◆ **Task objective**:
Extract every line that includes the string "this".
|---|
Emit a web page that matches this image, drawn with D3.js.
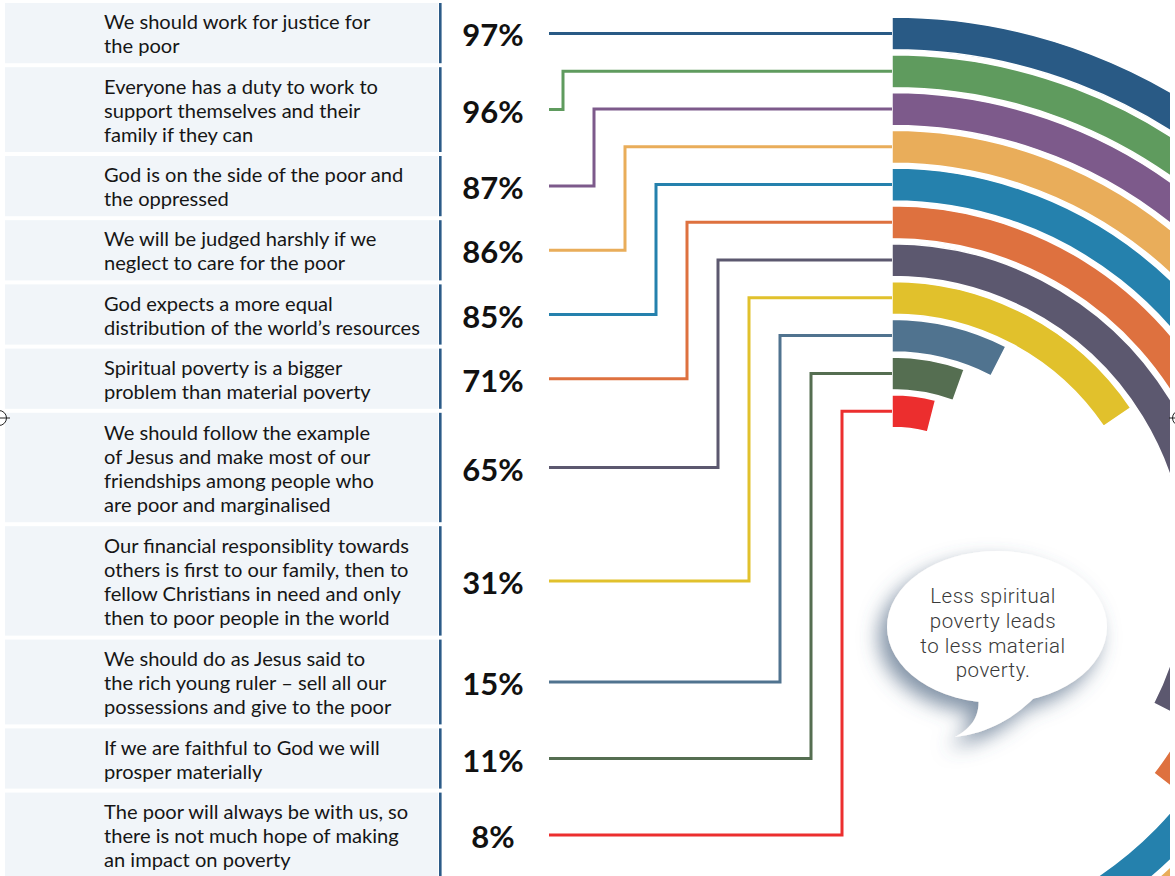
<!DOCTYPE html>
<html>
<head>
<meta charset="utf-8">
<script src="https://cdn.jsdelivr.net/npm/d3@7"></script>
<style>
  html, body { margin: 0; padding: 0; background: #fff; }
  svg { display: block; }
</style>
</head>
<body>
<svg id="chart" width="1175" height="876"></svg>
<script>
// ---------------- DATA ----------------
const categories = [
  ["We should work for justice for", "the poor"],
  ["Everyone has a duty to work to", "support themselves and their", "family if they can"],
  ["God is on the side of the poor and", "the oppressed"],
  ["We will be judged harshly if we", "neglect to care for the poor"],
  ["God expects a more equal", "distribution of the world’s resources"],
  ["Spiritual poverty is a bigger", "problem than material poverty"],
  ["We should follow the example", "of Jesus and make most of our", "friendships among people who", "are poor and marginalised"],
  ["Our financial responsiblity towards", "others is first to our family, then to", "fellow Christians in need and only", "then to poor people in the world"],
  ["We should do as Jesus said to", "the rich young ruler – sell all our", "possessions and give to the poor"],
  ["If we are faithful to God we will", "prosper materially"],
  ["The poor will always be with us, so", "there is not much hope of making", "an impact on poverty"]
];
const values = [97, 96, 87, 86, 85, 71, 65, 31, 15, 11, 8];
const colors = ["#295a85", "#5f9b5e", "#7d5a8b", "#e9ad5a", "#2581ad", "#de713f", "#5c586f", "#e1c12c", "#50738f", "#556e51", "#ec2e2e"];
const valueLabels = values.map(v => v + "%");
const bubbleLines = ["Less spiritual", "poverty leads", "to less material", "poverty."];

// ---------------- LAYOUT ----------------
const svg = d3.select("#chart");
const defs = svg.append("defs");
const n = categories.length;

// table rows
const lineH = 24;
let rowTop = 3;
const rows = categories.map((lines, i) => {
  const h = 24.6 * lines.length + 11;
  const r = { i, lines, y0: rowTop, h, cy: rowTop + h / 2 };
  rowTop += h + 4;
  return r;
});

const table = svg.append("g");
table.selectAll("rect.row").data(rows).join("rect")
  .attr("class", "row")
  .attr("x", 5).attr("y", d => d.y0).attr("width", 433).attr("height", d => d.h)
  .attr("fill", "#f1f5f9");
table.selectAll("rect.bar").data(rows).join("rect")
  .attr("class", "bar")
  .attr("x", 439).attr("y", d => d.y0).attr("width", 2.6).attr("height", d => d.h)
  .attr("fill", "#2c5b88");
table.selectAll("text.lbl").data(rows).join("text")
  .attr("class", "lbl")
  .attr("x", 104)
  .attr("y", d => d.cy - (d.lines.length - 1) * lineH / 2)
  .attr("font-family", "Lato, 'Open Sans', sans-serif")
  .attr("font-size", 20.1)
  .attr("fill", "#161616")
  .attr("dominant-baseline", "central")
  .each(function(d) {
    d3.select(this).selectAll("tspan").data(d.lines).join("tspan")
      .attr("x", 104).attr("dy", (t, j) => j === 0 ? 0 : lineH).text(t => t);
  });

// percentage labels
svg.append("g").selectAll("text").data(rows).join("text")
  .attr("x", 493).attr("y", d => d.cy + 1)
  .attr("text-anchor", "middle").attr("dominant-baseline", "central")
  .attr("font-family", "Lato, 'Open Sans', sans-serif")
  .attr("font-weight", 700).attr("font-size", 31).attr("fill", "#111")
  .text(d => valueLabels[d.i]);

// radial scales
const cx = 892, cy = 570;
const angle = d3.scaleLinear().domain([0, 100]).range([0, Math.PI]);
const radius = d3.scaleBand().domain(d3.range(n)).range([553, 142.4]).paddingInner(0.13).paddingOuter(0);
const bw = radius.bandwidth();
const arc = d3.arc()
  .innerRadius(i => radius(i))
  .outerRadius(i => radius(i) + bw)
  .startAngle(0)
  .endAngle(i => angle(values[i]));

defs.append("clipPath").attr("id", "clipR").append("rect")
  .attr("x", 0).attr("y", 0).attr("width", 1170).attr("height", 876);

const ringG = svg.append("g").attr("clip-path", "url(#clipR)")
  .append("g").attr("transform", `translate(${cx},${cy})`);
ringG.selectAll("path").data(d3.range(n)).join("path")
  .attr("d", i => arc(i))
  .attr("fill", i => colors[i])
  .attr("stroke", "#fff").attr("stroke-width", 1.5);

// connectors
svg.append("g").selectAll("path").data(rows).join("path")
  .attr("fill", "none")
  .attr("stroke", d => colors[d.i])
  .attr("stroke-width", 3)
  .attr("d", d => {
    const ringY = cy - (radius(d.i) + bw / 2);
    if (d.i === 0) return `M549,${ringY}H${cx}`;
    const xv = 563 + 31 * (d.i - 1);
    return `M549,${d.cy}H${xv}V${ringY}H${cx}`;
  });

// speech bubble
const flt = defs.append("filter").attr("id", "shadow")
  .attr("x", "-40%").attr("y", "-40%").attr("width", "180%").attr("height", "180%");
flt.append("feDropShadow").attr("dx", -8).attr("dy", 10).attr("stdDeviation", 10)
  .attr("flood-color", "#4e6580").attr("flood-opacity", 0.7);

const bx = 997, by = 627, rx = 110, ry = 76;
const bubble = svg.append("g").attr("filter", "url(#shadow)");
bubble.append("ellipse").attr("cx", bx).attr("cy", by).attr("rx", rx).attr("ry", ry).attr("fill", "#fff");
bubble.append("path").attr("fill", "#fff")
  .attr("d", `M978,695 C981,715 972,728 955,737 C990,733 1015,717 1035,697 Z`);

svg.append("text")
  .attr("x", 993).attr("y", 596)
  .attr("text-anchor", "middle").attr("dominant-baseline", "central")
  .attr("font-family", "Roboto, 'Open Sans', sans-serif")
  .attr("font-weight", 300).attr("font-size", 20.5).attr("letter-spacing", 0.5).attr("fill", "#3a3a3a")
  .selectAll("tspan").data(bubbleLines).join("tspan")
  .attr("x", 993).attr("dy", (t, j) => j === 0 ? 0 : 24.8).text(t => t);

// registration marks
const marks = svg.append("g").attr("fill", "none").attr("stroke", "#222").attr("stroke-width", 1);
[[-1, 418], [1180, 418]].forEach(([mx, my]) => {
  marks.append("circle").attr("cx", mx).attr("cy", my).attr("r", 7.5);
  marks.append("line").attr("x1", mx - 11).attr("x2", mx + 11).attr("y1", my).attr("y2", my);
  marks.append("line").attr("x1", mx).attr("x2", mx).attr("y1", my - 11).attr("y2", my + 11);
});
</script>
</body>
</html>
|---|
◆ **Correct answer**:
Emit a web page that matches this image, drawn with D3.js.
    d3.select(this).selectAll("tspan").data(d.lines).join("tspan")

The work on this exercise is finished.